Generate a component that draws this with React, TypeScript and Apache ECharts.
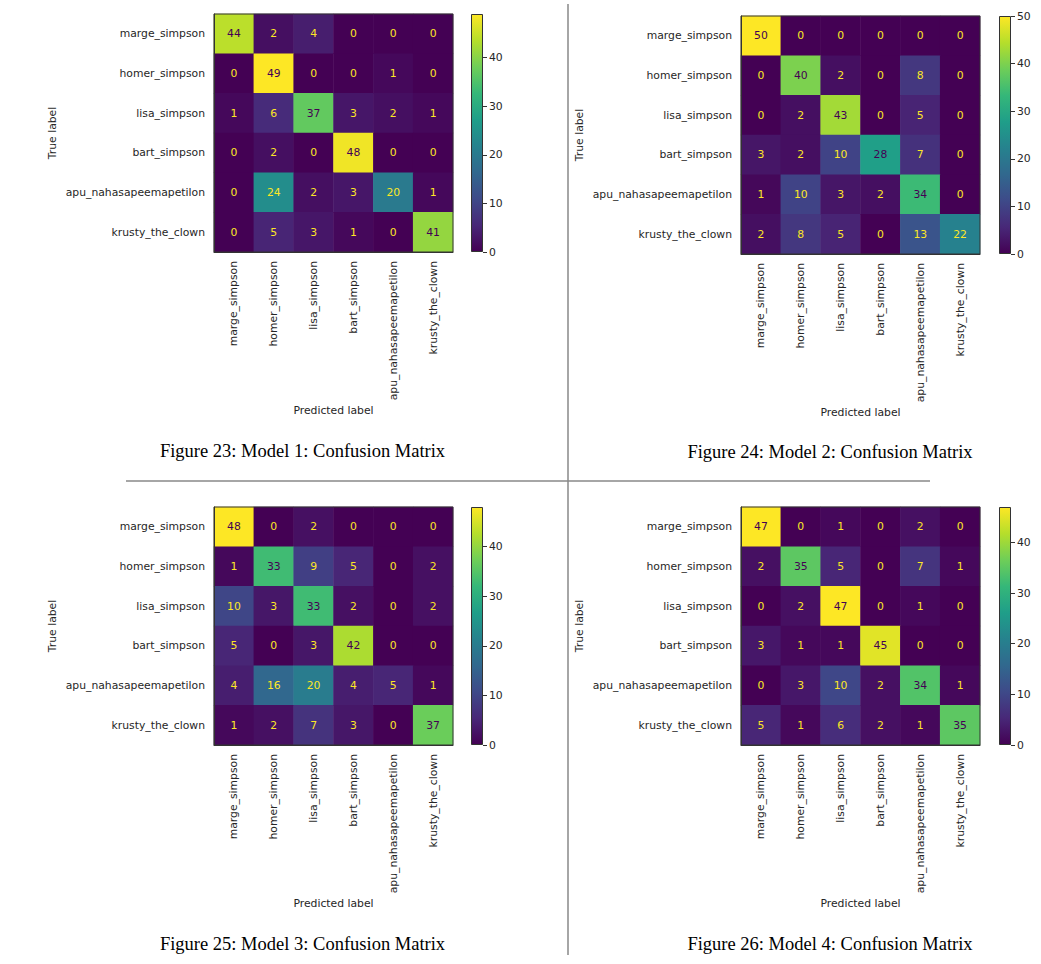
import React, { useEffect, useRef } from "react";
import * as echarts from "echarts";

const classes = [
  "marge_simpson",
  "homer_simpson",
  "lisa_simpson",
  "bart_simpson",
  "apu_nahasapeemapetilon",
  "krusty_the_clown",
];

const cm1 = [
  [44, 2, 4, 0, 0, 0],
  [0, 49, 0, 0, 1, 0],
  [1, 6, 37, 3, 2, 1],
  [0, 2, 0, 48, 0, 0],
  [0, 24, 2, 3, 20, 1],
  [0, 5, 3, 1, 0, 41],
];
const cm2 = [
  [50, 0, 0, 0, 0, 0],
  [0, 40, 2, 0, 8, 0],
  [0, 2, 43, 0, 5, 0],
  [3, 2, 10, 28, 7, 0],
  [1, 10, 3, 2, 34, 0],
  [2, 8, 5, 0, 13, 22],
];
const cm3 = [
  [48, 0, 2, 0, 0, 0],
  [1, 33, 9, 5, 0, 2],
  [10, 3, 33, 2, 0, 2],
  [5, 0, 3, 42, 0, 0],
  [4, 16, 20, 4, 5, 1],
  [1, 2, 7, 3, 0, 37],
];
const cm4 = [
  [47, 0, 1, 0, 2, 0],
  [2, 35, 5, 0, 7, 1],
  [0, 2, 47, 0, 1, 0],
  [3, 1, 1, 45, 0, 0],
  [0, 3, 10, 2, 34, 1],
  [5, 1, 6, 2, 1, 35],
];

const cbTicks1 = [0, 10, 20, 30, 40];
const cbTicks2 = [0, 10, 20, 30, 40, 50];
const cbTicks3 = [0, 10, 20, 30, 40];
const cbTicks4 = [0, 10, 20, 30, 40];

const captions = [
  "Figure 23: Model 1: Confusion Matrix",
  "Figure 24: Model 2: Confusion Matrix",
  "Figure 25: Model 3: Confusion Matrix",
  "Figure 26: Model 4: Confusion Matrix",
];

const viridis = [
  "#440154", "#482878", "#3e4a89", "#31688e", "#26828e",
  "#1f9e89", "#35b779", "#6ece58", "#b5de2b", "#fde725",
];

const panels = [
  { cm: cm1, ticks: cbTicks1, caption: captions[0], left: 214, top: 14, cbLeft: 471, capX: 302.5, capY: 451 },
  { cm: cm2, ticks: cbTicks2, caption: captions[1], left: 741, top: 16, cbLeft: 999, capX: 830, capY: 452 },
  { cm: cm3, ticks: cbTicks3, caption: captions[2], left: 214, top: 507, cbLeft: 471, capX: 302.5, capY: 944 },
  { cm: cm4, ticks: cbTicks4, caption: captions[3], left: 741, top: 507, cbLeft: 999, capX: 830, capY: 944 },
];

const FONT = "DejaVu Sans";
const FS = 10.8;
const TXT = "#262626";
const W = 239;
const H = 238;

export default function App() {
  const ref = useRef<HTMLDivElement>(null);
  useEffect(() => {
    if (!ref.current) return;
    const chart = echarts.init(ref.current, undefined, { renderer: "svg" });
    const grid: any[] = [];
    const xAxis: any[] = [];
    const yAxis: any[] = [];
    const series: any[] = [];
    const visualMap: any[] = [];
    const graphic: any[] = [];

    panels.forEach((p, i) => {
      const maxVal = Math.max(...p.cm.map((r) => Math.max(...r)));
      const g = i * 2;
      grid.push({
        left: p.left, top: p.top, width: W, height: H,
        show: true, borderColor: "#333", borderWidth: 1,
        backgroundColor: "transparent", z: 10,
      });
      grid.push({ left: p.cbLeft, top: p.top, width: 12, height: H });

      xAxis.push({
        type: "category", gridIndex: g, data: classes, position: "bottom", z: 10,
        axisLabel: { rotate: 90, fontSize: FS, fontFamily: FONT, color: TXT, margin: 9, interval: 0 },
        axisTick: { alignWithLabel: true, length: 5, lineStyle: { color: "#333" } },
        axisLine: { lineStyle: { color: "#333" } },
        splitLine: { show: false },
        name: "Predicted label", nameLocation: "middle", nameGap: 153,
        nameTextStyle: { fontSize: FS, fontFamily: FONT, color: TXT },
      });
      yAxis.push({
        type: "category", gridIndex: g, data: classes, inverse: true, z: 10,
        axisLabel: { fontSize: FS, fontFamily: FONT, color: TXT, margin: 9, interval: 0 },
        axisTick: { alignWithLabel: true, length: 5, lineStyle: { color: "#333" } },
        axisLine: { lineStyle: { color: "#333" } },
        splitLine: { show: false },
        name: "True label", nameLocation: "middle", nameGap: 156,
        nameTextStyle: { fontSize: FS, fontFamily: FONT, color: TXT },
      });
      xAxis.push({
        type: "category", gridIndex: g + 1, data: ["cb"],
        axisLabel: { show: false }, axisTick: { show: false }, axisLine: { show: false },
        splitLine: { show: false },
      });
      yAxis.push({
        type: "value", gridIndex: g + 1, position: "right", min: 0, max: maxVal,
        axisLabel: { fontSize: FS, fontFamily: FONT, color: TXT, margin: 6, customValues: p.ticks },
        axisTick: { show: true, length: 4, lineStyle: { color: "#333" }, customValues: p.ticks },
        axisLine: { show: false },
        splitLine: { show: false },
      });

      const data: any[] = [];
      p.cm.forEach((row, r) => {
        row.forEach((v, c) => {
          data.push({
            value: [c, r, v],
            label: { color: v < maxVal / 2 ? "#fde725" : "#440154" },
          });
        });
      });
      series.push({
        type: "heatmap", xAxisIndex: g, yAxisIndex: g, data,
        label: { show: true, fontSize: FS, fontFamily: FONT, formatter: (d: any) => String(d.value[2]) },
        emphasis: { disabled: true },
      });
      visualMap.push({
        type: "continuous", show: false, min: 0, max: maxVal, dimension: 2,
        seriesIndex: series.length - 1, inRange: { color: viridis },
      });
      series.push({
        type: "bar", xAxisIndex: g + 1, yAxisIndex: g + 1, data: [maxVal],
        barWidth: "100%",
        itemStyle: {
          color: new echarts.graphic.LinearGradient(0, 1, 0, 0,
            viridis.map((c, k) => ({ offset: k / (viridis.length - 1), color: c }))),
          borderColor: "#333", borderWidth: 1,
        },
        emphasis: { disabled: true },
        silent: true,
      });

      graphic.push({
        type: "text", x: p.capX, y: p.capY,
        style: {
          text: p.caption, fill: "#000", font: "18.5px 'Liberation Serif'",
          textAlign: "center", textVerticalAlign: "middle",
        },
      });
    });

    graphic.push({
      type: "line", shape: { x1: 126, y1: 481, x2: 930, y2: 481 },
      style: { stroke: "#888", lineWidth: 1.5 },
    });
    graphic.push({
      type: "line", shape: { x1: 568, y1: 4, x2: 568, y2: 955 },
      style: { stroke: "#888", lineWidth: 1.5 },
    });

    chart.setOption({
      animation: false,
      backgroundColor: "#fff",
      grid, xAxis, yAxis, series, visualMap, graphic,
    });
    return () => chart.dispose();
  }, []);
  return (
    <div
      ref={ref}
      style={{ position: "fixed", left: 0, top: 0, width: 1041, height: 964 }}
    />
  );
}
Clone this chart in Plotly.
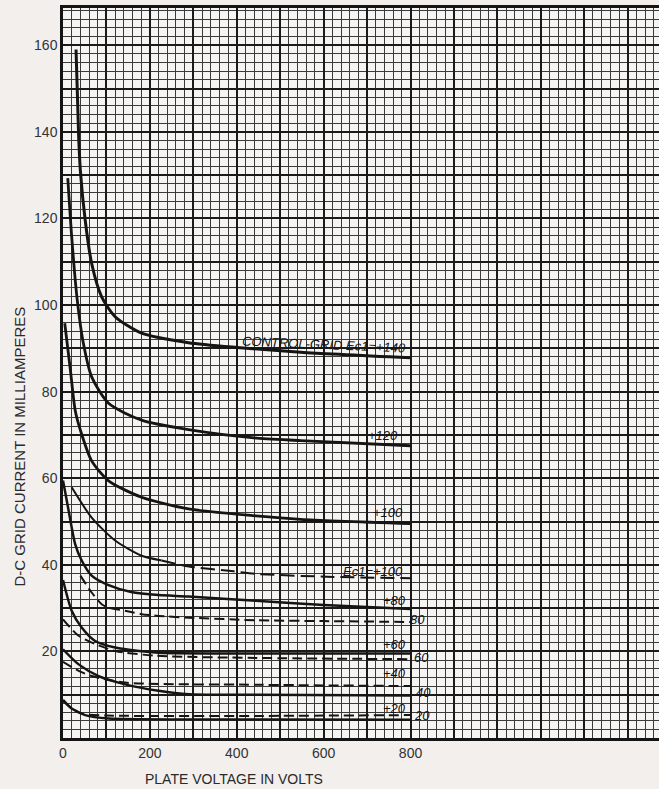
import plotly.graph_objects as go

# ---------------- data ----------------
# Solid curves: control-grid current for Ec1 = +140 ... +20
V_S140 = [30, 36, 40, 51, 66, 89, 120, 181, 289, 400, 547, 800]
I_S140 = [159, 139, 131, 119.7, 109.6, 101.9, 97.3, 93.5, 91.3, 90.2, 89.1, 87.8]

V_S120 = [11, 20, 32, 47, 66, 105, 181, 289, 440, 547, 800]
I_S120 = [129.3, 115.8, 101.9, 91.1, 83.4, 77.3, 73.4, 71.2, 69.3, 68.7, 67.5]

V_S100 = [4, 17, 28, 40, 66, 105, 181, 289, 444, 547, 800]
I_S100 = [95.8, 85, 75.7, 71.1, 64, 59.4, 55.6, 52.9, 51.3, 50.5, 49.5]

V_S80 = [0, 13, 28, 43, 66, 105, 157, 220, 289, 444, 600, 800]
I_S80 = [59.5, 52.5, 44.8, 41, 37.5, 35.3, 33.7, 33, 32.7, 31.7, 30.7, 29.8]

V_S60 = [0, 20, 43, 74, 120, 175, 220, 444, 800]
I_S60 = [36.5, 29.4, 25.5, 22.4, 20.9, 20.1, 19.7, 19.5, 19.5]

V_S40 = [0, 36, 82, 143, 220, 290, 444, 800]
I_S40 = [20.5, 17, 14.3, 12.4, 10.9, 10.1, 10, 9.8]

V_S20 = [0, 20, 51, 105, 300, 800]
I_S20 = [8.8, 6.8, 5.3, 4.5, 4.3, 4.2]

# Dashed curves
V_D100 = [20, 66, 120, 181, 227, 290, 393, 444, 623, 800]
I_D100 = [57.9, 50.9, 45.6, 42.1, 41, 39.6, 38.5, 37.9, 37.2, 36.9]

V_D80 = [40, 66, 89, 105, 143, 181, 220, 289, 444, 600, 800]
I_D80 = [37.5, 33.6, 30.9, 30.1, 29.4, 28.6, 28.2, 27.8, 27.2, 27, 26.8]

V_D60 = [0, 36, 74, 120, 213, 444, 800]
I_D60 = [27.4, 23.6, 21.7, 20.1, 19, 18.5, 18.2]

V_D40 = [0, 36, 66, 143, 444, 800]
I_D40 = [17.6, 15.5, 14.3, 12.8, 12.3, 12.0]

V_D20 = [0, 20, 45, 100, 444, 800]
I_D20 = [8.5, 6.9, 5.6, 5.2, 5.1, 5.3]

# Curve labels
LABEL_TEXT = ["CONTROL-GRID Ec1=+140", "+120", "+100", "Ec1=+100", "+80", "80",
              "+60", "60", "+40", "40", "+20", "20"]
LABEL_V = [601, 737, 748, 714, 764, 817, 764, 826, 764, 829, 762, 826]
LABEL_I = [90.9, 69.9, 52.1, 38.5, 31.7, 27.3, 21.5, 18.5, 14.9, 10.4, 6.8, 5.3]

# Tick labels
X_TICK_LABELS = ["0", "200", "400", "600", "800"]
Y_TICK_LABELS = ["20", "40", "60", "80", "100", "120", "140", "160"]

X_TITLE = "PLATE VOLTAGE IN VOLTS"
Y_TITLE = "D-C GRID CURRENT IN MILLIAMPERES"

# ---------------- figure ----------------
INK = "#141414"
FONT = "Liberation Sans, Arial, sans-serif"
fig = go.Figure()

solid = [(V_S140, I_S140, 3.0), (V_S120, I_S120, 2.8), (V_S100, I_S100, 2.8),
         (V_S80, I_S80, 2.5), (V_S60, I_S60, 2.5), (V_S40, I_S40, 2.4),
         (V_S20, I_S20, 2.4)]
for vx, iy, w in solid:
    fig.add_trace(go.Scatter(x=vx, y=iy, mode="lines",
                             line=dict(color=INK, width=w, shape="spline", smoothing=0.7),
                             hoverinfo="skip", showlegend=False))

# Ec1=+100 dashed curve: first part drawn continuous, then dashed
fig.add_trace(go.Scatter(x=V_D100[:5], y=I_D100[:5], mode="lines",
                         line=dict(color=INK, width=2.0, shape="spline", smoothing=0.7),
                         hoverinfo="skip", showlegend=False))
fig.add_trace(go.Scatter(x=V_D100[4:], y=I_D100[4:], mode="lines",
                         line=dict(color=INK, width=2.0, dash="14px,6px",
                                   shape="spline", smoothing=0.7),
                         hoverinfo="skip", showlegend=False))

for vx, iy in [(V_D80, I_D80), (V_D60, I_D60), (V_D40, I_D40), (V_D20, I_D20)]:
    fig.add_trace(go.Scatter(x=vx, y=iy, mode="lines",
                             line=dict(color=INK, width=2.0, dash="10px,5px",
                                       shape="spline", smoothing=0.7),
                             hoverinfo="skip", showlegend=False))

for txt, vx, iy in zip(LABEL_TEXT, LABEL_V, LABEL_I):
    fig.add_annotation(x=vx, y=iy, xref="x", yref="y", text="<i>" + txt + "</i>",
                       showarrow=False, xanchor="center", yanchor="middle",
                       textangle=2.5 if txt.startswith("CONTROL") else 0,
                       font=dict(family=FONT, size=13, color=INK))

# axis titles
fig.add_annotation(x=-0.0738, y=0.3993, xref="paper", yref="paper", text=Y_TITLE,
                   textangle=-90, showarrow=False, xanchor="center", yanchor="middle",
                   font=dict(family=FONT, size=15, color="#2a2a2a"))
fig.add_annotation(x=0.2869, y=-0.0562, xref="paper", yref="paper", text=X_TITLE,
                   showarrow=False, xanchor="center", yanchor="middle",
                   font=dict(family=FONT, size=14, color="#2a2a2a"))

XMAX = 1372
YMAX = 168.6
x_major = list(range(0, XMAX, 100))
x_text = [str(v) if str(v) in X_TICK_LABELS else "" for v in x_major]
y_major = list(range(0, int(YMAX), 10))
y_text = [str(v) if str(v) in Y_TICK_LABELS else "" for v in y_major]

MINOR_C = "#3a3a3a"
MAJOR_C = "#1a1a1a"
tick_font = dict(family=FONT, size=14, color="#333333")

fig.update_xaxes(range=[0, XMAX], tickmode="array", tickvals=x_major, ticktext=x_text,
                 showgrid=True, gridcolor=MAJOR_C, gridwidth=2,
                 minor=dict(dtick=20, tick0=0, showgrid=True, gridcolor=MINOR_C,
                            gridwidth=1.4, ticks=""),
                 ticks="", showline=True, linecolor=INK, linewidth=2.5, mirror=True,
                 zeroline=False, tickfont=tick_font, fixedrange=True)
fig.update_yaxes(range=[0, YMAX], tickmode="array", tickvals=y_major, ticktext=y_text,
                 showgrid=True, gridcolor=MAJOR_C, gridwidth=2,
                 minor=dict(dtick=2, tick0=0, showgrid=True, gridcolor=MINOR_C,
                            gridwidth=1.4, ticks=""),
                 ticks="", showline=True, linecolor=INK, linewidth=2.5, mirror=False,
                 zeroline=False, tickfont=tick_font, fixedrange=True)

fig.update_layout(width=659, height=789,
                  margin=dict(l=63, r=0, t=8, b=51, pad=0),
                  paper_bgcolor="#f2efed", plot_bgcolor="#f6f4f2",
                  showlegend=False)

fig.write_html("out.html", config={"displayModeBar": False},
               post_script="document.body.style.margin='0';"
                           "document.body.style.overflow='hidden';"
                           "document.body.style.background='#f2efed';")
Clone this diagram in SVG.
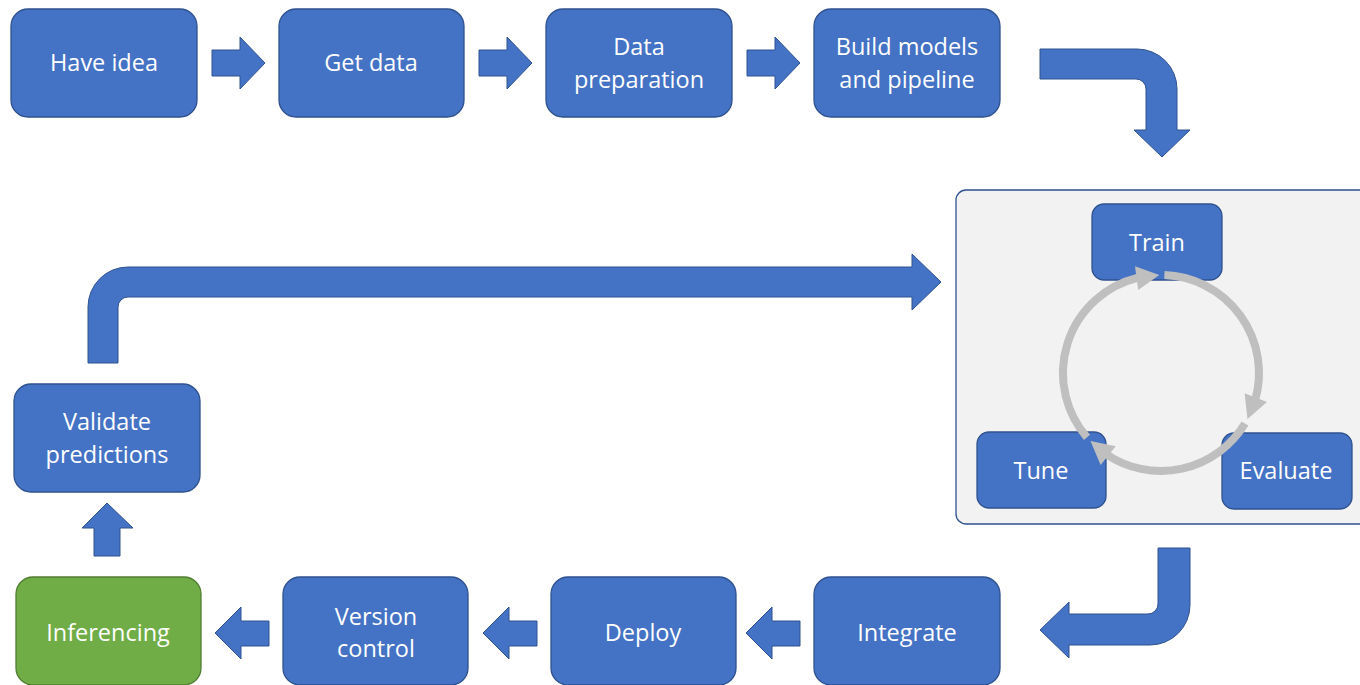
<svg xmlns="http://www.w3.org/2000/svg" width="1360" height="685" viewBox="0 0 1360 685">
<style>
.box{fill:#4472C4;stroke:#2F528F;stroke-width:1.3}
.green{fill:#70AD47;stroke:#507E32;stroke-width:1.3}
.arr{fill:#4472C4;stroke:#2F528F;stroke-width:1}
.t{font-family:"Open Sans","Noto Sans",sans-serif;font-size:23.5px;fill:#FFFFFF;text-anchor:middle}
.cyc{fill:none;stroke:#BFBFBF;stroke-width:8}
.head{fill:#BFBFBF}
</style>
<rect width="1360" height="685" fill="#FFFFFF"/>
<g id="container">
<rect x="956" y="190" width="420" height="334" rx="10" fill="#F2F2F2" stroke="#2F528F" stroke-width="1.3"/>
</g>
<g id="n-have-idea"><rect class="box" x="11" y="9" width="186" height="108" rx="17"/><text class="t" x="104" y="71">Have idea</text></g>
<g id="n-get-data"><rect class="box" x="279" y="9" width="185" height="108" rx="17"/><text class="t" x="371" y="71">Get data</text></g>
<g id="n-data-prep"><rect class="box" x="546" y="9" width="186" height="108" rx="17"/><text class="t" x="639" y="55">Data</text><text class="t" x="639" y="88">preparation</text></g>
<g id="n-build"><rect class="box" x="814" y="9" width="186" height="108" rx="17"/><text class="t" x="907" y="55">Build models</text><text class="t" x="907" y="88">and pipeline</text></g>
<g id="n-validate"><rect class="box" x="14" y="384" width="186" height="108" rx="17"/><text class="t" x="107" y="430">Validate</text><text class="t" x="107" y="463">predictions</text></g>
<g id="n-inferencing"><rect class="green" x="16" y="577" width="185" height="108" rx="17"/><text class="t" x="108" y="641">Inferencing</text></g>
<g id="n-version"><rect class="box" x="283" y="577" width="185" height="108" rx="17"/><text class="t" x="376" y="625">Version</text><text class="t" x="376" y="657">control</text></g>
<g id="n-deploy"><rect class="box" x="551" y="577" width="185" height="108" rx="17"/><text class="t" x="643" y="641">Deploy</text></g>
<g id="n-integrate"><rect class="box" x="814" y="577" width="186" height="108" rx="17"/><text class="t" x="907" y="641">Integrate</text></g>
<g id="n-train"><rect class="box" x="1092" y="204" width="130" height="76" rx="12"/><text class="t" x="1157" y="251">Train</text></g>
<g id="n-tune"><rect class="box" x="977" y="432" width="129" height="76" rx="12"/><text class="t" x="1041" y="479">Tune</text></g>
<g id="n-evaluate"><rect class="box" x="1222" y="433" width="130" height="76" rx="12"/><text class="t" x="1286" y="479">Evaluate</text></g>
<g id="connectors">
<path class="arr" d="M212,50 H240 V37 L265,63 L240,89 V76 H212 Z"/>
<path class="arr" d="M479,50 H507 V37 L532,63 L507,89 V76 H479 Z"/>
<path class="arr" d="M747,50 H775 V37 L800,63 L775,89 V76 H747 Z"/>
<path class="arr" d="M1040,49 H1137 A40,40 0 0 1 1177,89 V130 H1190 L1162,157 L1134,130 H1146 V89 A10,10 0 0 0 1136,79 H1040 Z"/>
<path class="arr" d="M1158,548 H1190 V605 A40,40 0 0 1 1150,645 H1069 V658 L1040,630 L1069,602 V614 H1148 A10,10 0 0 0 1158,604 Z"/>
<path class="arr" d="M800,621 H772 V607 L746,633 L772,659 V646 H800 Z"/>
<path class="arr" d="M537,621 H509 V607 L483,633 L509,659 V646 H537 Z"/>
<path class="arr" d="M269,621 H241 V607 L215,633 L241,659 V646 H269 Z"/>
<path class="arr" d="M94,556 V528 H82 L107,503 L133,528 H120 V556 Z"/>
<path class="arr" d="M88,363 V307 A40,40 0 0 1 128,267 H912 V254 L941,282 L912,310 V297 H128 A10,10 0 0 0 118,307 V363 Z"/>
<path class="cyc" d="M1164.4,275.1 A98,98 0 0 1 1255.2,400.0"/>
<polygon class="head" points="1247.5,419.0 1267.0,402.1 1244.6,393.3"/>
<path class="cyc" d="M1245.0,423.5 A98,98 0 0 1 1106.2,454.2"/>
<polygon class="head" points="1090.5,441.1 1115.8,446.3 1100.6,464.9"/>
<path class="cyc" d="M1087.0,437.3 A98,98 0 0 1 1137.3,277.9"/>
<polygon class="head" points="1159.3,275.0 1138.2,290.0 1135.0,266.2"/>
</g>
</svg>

# [EXERCISE DIRECTIONS]
From the first line of the entries above down to the line holding "import * as", quote each line exactly and nothing else, skipping pictures.

# [TASK RESPONSE]
Generate a component that draws this with React, TypeScript and Apache ECharts.
import React, { useEffect, useRef } from "react";
import * as echarts from "echarts";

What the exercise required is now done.